SWEN-342 Concurrent & Distributed Software Systems

File Proecessing

The Problem

For this activity you will create a list of every unique word in a file. The words in the list should be punctuation free and should all be in lower case. Additionally, a couple metrics about the file will be displayed.

Requiements

  1. All of your code must be in the main method of a file named FileProcessor.java.
  2. You must use Java Streams and lambdas to implement the parsing.
  3. Limit any lambdas to 5 lines or less. The goal is brevity. In general more stream operations are preferred over larger lambdas.
  4. Each unique word in the file must be store in a List. Words should have no punctuation attached to them and be lower case.
  5. Print the number of words in the list.
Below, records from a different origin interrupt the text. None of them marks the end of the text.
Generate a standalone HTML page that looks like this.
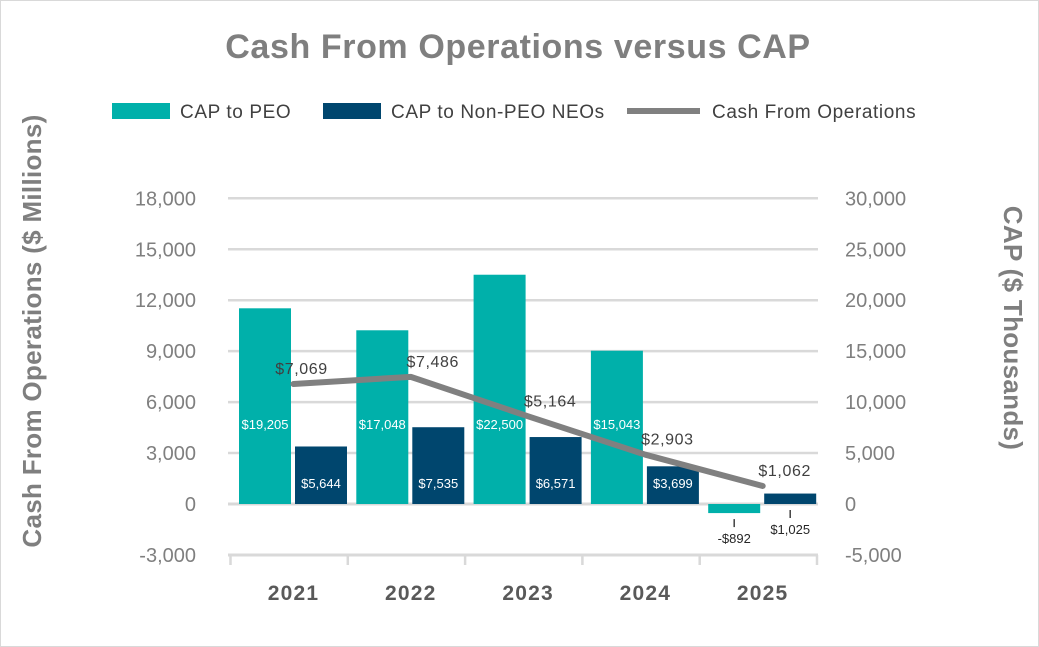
<!DOCTYPE html>
<html><head><meta charset="utf-8"><style>
body{margin:0;background:#fff;}
svg{display:block;font-family:"Liberation Sans",Arial,sans-serif;}
</style></head><body>
<svg id="chart" width="1039" height="647" viewBox="0 0 1039 647">
<rect x="0.5" y="0.5" width="1038" height="646" fill="#fff" stroke="#d9d9d9"/>
<text x="518" y="58" text-anchor="middle" font-size="34" font-weight="bold" fill="#7f7f7f" letter-spacing="0.6">Cash From Operations versus CAP</text>
<g>
<rect x="112" y="103" width="58" height="16" fill="#00b0aa"/>
<text x="180" y="118" font-size="19" letter-spacing="0.6" fill="#404040">CAP to PEO</text>
<rect x="323" y="103" width="58" height="16" fill="#00466e"/>
<text x="391" y="118" font-size="19" letter-spacing="0.6" fill="#404040">CAP to Non-PEO NEOs</text>
<line x1="627" y1="111" x2="700" y2="111" stroke="#808080" stroke-width="6"/>
<text x="712" y="118" font-size="19" letter-spacing="0.6" fill="#404040">Cash From Operations</text>
</g>
<text transform="translate(41,331) rotate(-90)" text-anchor="middle" font-size="26" font-weight="bold" fill="#7f7f7f" letter-spacing="0.3">Cash From Operations ($ Millions)</text>
<text transform="translate(1004,328) rotate(90)" text-anchor="middle" font-size="26" font-weight="bold" fill="#7f7f7f" letter-spacing="0.3">CAP ($ Thousands)</text>
<g id="grid"></g><g id="bars"></g><g id="line"></g><g id="labels"></g>
</svg>
<script>
const years=["2021","2022","2023","2024","2025"];
const capPeo=[19205,17048,22500,15043,-892];
const capNonPeo=[5644,7535,6571,3699,1025];
const cashOps=[7069,7486,5164,2903,1062];
const leftTicks=[18000,15000,12000,9000,6000,3000,0,-3000];
const rightTicks=[30000,25000,20000,15000,10000,5000,0,-5000];
const NS="http://www.w3.org/2000/svg";
const y0=504, pxPer=50.95;
const yL=v=>y0-v/3000*pxPer;
const yR=v=>y0-v/5000*pxPer;
const bandStart=230.5, band=117.3;
const xb=i=>bandStart+band*i;
function mk(tag,attrs,parent,txt){const e=document.createElementNS(NS,tag);for(const k in attrs)e.setAttribute(k,attrs[k]);if(txt!==undefined)e.textContent=txt;document.getElementById(parent).appendChild(e);return e;}
const fmt=v=>(v<0?"-$":"$")+Math.abs(v).toLocaleString("en-US");
leftTicks.forEach((t,i)=>{
  const y=yL(t);
  if(t!==-3000){const g=mk("line",{x1:228,x2:818,y1:y,y2:y,stroke:"#d9d9d9","stroke-width":t===0?3:2.5},"grid");
  
  }
  const l=mk("text",{x:196,y:y+7,"text-anchor":"end","font-size":20,fill:"#7f7f7f"},"grid",t.toLocaleString("en-US"));
  
  
});
rightTicks.forEach(t=>{
  const l=mk("text",{x:845,y:yR(t)+7,"font-size":20,fill:"#7f7f7f"},"grid",t.toLocaleString("en-US"));
  
  
});
const ax=mk("line",{x1:228,x2:818,y1:555,y2:555,stroke:"#d9d9d9","stroke-width":3},"grid");


for(let i=0;i<=years.length;i++){
  const t=mk("line",{x1:xb(i),x2:xb(i),y1:555,y2:565,stroke:"#d9d9d9","stroke-width":2.5},"grid");
  
  
}
years.forEach((yr,i)=>{
  const l=mk("text",{x:xb(i)+63,y:600,"text-anchor":"middle","font-size":21,"font-weight":"bold","letter-spacing":"1.2",fill:"#595959"},"labels",yr);
  
  
  [[capPeo[i],8.5,"#00b0aa","bar-cap-peo",424],[capNonPeo[i],64.5,"#00466e","bar-cap-non-peo",483]].forEach(([v,off,col,nm,ly])=>{
    const y=yR(v);
    const r=mk("rect",{x:xb(i)+off,y:Math.min(y,y0),width:52,height:Math.abs(y-y0),fill:col},"bars");
    
    
    const cx=xb(i)+off+26;
    let lbl;
    if(Math.abs(y-y0)>25){
      lbl=mk("text",{x:cx,y:ly+5,"text-anchor":"middle","font-size":13,fill:"#fff"},"labels",fmt(v));
    }else{
      const ll=mk("line",{x1:cx,x2:cx,y1:Math.max(y,y0)+6,y2:Math.max(y,y0)+14,stroke:"#404040","stroke-width":1.5},"labels");
      
      
      lbl=mk("text",{x:cx,y:Math.max(y,y0)+30,"text-anchor":"middle","font-size":13,fill:"#262626"},"labels",fmt(v));
    }
    
    
  });
});
const pts=cashOps.map((v,i)=>[xb(i)+63,yL(v)]);
const pl=mk("polyline",{points:pts.map(p=>p.join(",")).join(" "),fill:"none",stroke:"#808080","stroke-width":6,"stroke-linejoin":"round","stroke-linecap":"round"},"line");


cashOps.forEach((v,i)=>{
  const l=mk("text",{x:pts[i][0]+(i===0?8:22),y:pts[i][1]-10,"text-anchor":"middle","font-size":16,"letter-spacing":"0.6",fill:"#404040"},"labels",fmt(v));
  
  
});
</script>
</body></html>
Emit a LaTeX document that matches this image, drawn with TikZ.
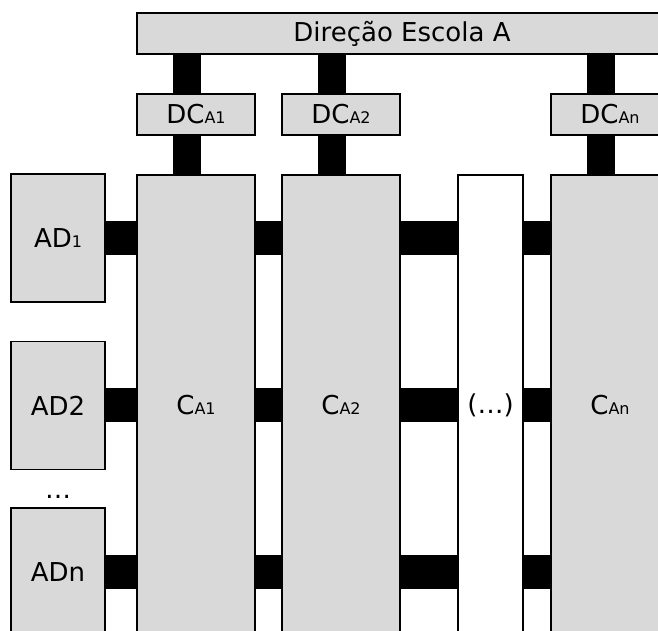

You must use streams to determine the word count (don't simply print the list's size).
  6. Print every word, (one per line), in the list that matches the regular expression ".*bit.*". Once again, the work should be accomplished by using streams and lambdas.

Example Output

Using the alice.txt file, your output should look similar to:

        There are 3044 words in the file.
        Words that contain 'bit' in them:
            ambition
            bit
            bite
            bitter
            prohibition
            rabbit
            rabbits
    

Hints

  1. Instructor soluion used 5 stream operations to create the list. The longest labmda was 3 lines. Yours does not have to match, this is simply an example to give you some idea of scale.
  2. You can use Files.lines(new File("alice.txt").toPath()) to access the file as a stream, one line at a time.
  3. You are free to hard code the file and regular expression used to be the ones mentioned in this document.

Deliverables

Commit and push your solution to the GitHub repository by the due date.